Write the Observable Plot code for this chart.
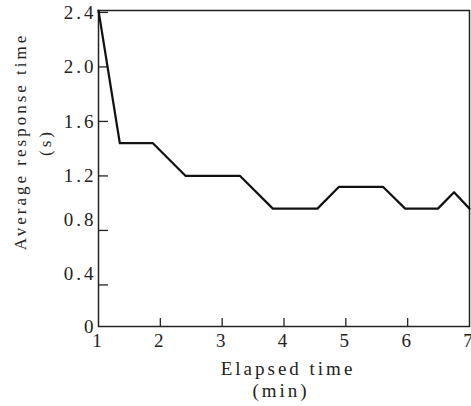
<!DOCTYPE html>
<html>
<head>
<meta charset="utf-8">
<script src="https://cdn.jsdelivr.net/npm/d3@7"></script>
<script src="https://cdn.jsdelivr.net/npm/@observablehq/plot@0.6"></script>
<style>
  html, body { margin: 0; padding: 0; background: #fff; }
  #chart svg, #chart svg text { font-family: "Liberation Serif", "DejaVu Serif", serif !important; }
</style>
</head>
<body>
<div id="chart"></div>
<script>
// Data
const times = [1, 1.345, 1.88, 2.41, 3.29, 3.82, 4.54, 4.89, 5.6, 5.96, 6.49, 6.75, 7];
const responses = [2.42, 1.44, 1.44, 1.2, 1.2, 0.96, 0.96, 1.12, 1.12, 0.96, 0.96, 1.08, 0.96];

const xTicks = [1, 2, 3, 4, 5, 6, 7];
const xTickMarks = [2, 3, 4, 5, 6];
const yTickMarks = [0.4, 0.8, 1.2, 1.6, 2.0, 2.4];
const yLabelsMain = [0, 1.2, 1.6, 2.0, 2.4];
const yLabelsRaised = [0.4, 0.8];

const xTitle = "Elapsed time";
const xUnit = "(min)";
const yTitle = "Average response time";
const yUnit = "(s)";

const data = times.map((t, i) => ({t, r: responses[i]}));
const fmt = d => d === 0 ? "0" : d.toFixed(1);
const ink = "#222";
const serif = "Liberation Serif";

const chart = Plot.plot({
  width: 471,
  height: 406,
  marginLeft: 98,
  marginRight: 2,
  marginTop: 10,
  marginBottom: 80,
  style: {fontFamily: "'Liberation Serif', serif", letterSpacing: "3px", color: ink, background: "#fff"},
  x: {domain: [1, 7]},
  y: {domain: [0.095, 2.414], clamp: true},
  marks: [
    Plot.frame({stroke: ink, strokeWidth: 1.5}),
    Plot.axisY(yTickMarks, {tickSize: 10, dx: 10, text: null, label: null, stroke: ink, strokeWidth: 1.3}),
    Plot.axisX(xTickMarks, {tickSize: 8, dy: -8, text: null, label: null, stroke: ink, strokeWidth: 1.3}),
    Plot.axisY(yLabelsMain, {tickSize: 0, tickPadding: 2, tickFormat: fmt, label: null, fontSize: 19, fontFamily: serif}),
    Plot.axisY(yLabelsRaised, {tickSize: 0, tickPadding: 2, tickFormat: fmt, label: null, fontSize: 19, fontFamily: serif, dy: -11}),
    Plot.axisX(xTicks, {tickSize: 0, tickPadding: 7, tickFormat: d => String(d), label: null, fontSize: 19, fontFamily: serif}),
    Plot.line(data, {x: "t", y: "r", stroke: "#111", strokeWidth: 2.2}),
    Plot.text([yTitle], {frameAnchor: "left", textAnchor: "middle", lineAnchor: "middle", rotate: -90, dx: -78, dy: -27, fontSize: 17, fontFamily: serif, fill: ink}),
    Plot.text([yUnit], {frameAnchor: "left", textAnchor: "middle", lineAnchor: "middle", rotate: -90, dx: -53, dy: -26, fontSize: 17, fontFamily: serif, fill: ink}),
    Plot.text([xTitle], {frameAnchor: "bottom", textAnchor: "middle", lineAnchor: "middle", dx: 4, dy: 42, fontSize: 19, fontFamily: serif, fill: ink}),
    Plot.text([xUnit], {frameAnchor: "bottom", textAnchor: "middle", lineAnchor: "middle", dx: -3, dy: 64, fontSize: 19, fontFamily: serif, fill: ink})
  ]
});
document.getElementById("chart").appendChild(chart);
</script>
</body>
</html>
----
* Job: Write the listing above out again exactly, dropping each image.

* Full response:
Write the Observable Plot code for this chart.
<!DOCTYPE html>
<html>
<head>
<meta charset="utf-8">
<script src="https://cdn.jsdelivr.net/npm/d3@7"></script>
<script src="https://cdn.jsdelivr.net/npm/@observablehq/plot@0.6"></script>
<style>
  html, body { margin: 0; padding: 0; background: #fff; }
  #chart svg, #chart svg text { font-family: "Liberation Serif", "DejaVu Serif", serif !important; }
</style>
</head>
<body>
<div id="chart"></div>
<script>
// Data
const times = [1, 1.345, 1.88, 2.41, 3.29, 3.82, 4.54, 4.89, 5.6, 5.96, 6.49, 6.75, 7];
const responses = [2.42, 1.44, 1.44, 1.2, 1.2, 0.96, 0.96, 1.12, 1.12, 0.96, 0.96, 1.08, 0.96];

const xTicks = [1, 2, 3, 4, 5, 6, 7];
const xTickMarks = [2, 3, 4, 5, 6];
const yTickMarks = [0.4, 0.8, 1.2, 1.6, 2.0, 2.4];
const yLabelsMain = [0, 1.2, 1.6, 2.0, 2.4];
const yLabelsRaised = [0.4, 0.8];

const xTitle = "Elapsed time";
const xUnit = "(min)";
const yTitle = "Average response time";
const yUnit = "(s)";

const data = times.map((t, i) => ({t, r: responses[i]}));
const fmt = d => d === 0 ? "0" : d.toFixed(1);
const ink = "#222";
const serif = "Liberation Serif";

const chart = Plot.plot({
  width: 471,
  height: 406,
  marginLeft: 98,
  marginRight: 2,
  marginTop: 10,
  marginBottom: 80,
  style: {fontFamily: "'Liberation Serif', serif", letterSpacing: "3px", color: ink, background: "#fff"},
  x: {domain: [1, 7]},
  y: {domain: [0.095, 2.414], clamp: true},
  marks: [
    Plot.frame({stroke: ink, strokeWidth: 1.5}),
    Plot.axisY(yTickMarks, {tickSize: 10, dx: 10, text: null, label: null, stroke: ink, strokeWidth: 1.3}),
    Plot.axisX(xTickMarks, {tickSize: 8, dy: -8, text: null, label: null, stroke: ink, strokeWidth: 1.3}),
    Plot.axisY(yLabelsMain, {tickSize: 0, tickPadding: 2, tickFormat: fmt, label: null, fontSize: 19, fontFamily: serif}),
    Plot.axisY(yLabelsRaised, {tickSize: 0, tickPadding: 2, tickFormat: fmt, label: null, fontSize: 19, fontFamily: serif, dy: -11}),
    Plot.axisX(xTicks, {tickSize: 0, tickPadding: 7, tickFormat: d => String(d), label: null, fontSize: 19, fontFamily: serif}),
    Plot.line(data, {x: "t", y: "r", stroke: "#111", strokeWidth: 2.2}),
    Plot.text([yTitle], {frameAnchor: "left", textAnchor: "middle", lineAnchor: "middle", rotate: -90, dx: -78, dy: -27, fontSize: 17, fontFamily: serif, fill: ink}),
    Plot.text([yUnit], {frameAnchor: "left", textAnchor: "middle", lineAnchor: "middle", rotate: -90, dx: -53, dy: -26, fontSize: 17, fontFamily: serif, fill: ink}),
    Plot.text([xTitle], {frameAnchor: "bottom", textAnchor: "middle", lineAnchor: "middle", dx: 4, dy: 42, fontSize: 19, fontFamily: serif, fill: ink}),
    Plot.text([xUnit], {frameAnchor: "bottom", textAnchor: "middle", lineAnchor: "middle", dx: -3, dy: 64, fontSize: 19, fontFamily: serif, fill: ink})
  ]
});
document.getElementById("chart").appendChild(chart);
</script>
</body>
</html>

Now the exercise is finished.